Not an automatic right
Although you may ask the employee about their reason(s) for making the flexible working request or its purpose, they’re under no obligation to tell you this. Of course, they might be making the request because they do have care responsibilities but they could also be making it for a whole host of other reasons, e.g. to accommodate a period of study, to undertake charity work or just because they fancy every Friday off.

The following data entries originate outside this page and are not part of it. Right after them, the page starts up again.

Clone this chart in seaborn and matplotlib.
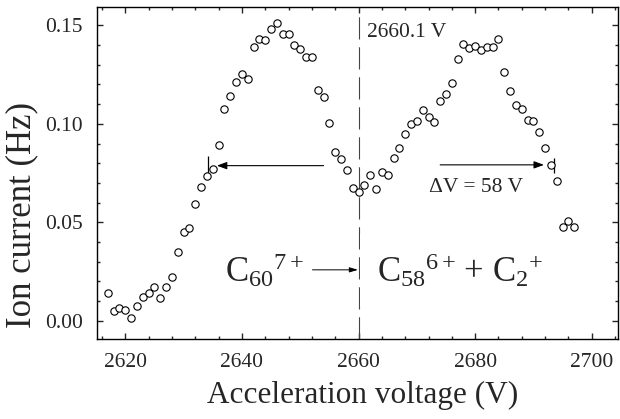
import matplotlib
matplotlib.use("Agg")
import matplotlib.pyplot as plt
import seaborn as sns
import pandas as pd
from matplotlib.ticker import MultipleLocator, FormatStrFormatter

# acceleration voltage (V) and ion current (Hz)
voltage = [2617, 2618, 2619, 2620, 2621, 2622, 2623, 2624, 2625, 2626,
           2627, 2628, 2629, 2630, 2631, 2632, 2633, 2634, 2635, 2636,
           2637, 2638, 2639, 2640, 2641, 2642, 2643, 2644, 2645, 2646,
           2647, 2648, 2649, 2650, 2651, 2652, 2653, 2654, 2655, 2656,
           2657, 2658, 2659, 2660, 2661, 2662, 2663, 2664, 2665, 2666,
           2667, 2668, 2669, 2670, 2671, 2672, 2673, 2674, 2675, 2676,
           2677, 2678, 2679, 2680, 2681, 2682, 2683, 2684, 2685, 2686,
           2687, 2688, 2689, 2690, 2691, 2692, 2693, 2694, 2695, 2696,
           2697]
current = [0.0141, 0.0051, 0.0064, 0.0056, 0.0014, 0.0073, 0.0123, 0.0141, 0.0174, 0.0118,
           0.0171, 0.0225, 0.0349, 0.0453, 0.0471, 0.0594, 0.0682, 0.0736, 0.0770, 0.0893,
           0.1075, 0.1144, 0.1215, 0.1252, 0.1230, 0.1392, 0.1430, 0.1426, 0.1481, 0.1514,
           0.1455, 0.1455, 0.1399, 0.1379, 0.1339, 0.1339, 0.1173, 0.1136, 0.1007, 0.0859,
           0.0821, 0.0766, 0.0674, 0.0653, 0.0690, 0.0741, 0.0669, 0.0758, 0.0738, 0.0826,
           0.0880, 0.0948, 0.1000, 0.1017, 0.1071, 0.1034, 0.1012, 0.1118, 0.1152, 0.1207,
           0.1330, 0.1405, 0.1387, 0.1397, 0.1376, 0.1392, 0.1392, 0.1430, 0.1262, 0.1169,
           0.1095, 0.1075, 0.1020, 0.1017, 0.0959, 0.0877, 0.0790, 0.0711, 0.0479, 0.0508,
           0.0479]

center_v = 2660.1
left_mark = 2634.1
right_mark = 2693.5

sns.set_style("ticks")
plt.rcParams["font.family"] = ["Liberation Serif", "DejaVu Serif"]
plt.rcParams["mathtext.fontset"] = "custom"
plt.rcParams["mathtext.rm"] = "Liberation Serif"
plt.rcParams["mathtext.it"] = "Liberation Serif:italic"

df = pd.DataFrame({"voltage": voltage, "current": current})

fig = plt.figure(figsize=(6.2, 4.19), dpi=100)
ax = fig.add_axes([0.156, 0.191, 0.8408, 0.7916])

sns.scatterplot(data=df, x="voltage", y="current", ax=ax, marker="o", s=28,
                fc="white", ec="black", linewidth=0.8, zorder=3)

ax.set_xlim(2615.1, 2704.5)
ax.set_ylim(-0.0092, 0.1592)
ax.xaxis.set_major_locator(MultipleLocator(20))
ax.xaxis.set_minor_locator(MultipleLocator(4))
ax.yaxis.set_major_locator(MultipleLocator(0.05))
ax.yaxis.set_minor_locator(MultipleLocator(0.01))
ax.yaxis.set_major_formatter(FormatStrFormatter("%.2f"))
ax.tick_params(which="both", direction="in", top=True, right=True, width=1, labelsize=15.5, pad=10)
ax.tick_params(which="major", length=4.3)
ax.tick_params(which="minor", length=2.2)
for sp in ax.spines.values():
    sp.set_linewidth(1)
    sp.set_color("black")

ax.set_xlabel("Acceleration voltage (V)", fontsize=22.5)
ax.set_ylabel("Ion current (Hz)", fontsize=25)
ax.xaxis.set_label_coords(0.51, -0.127)
ax.yaxis.set_label_coords(-0.113, 0.374)

# dashed line at the centre voltage
ax.axvline(center_v, color="#444444", lw=0.8, dashes=(20, 7), zorder=1)
ax.text(center_v + 1.3, 0.1462, "2660.1 V", fontsize=15.5, va="center", ha="left")

# arrows for the shift
ax.annotate("", xy=(2635.7, 0.0788), xytext=(2654.0, 0.0788),
            arrowprops=dict(arrowstyle="-|>,head_length=0.6,head_width=0.22", color="black", lw=0.8,
                            shrinkA=0, shrinkB=0))
ax.annotate("", xy=(2691.8, 0.0792), xytext=(2674.0, 0.0792),
            arrowprops=dict(arrowstyle="-|>,head_length=0.6,head_width=0.22", color="black", lw=0.8,
                            shrinkA=0, shrinkB=0))
ax.vlines([left_mark], 0.0733, 0.0838, color="black", lw=0.9)
ax.vlines([right_mark], 0.0751, 0.0827, color="black", lw=0.9)
ax.text(2672.1, 0.0675, "\u0394V = 58 V", fontsize=15.5, va="center", ha="left")

# reaction
ax.text(2637.1, 0.0200, r"C$_{60}$$^{7+}$", fontsize=25, va="baseline", ha="left")
ax.text(2663.2, 0.0200, r"C$_{58}$$^{6+}\,$+ C$_{2}$$^{+}$", fontsize=25, va="baseline", ha="left",
        bbox=dict(boxstyle="square,pad=0.5", fc="white", ec="none"), zorder=2)
ax.annotate("", xy=(2659.9, 0.0259), xytext=(2652.1, 0.0259),
            arrowprops=dict(arrowstyle="-|>,head_length=0.5,head_width=0.15", color="black", lw=0.7,
                            shrinkA=0, shrinkB=0), zorder=4)

fig.savefig("out.png", dpi=100)
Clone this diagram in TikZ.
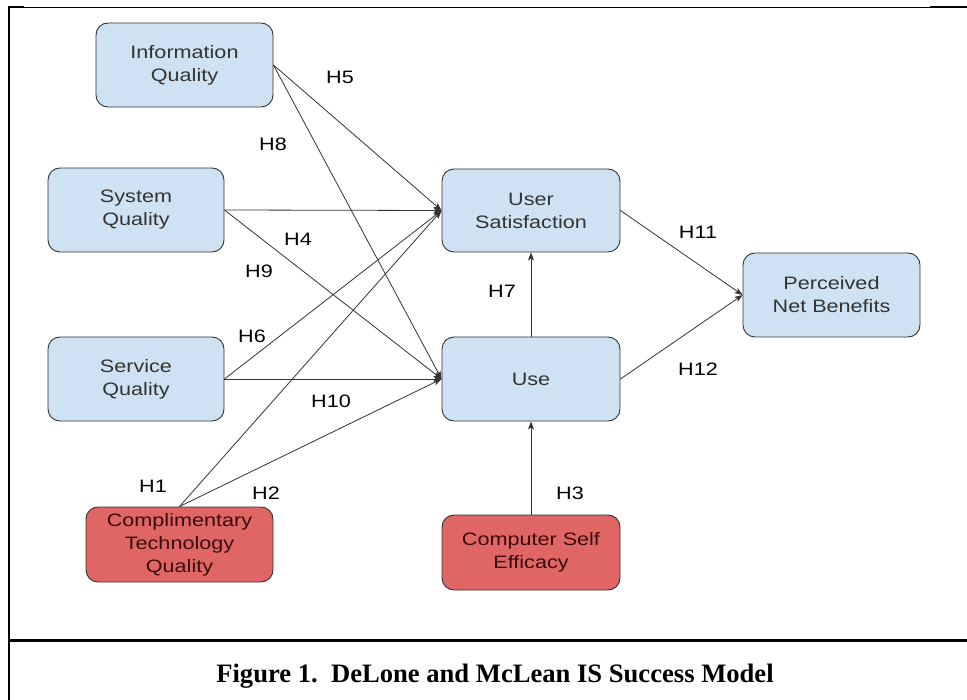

But as has always been case, they’ve no automatic right to work flexibly and you have the right to turn down the request provided you do so for one, or more, of eight permitted business reasons.
Grounds for refusal
These are exactly the same as the previous statutory grounds for refusing a flexible working request from an employee with caring responsibilities (which remain in force until 30 June 2014), namely:
(1) the burden of additional costs;
(2) the detrimental effect it would have on ability to meet customer demand;
(3) inability to reorganise work amongst existing staff;
(4) inability to recruit additional staff;
(5) the detrimental impact it would have on quality;
(6) the detrimental impact it would have on performance;
(7) insufficiency of work available during the period when the employee proposes to work; and
(8) planned structural changes.
Policy changes
As a result of this change, you will need to review your existing Flexible Working Policy and all other supporting documents an overhaul on 30 June 2014 to reflect the fact that all employees – not just those with certain care responsibilities – will have the right to make a request provided they have at least 26 weeks’ continuous employment.
Word of warning.
Do be aware that rejecting a flexible working request could still give rise to other claims, e.g. indirect sex discrimination where the request is made by a mother returning from maternity leave or a disability discrimination claim where the request is made as a reasonable adjustment for a disability. So don’t reject an application without careful consideration.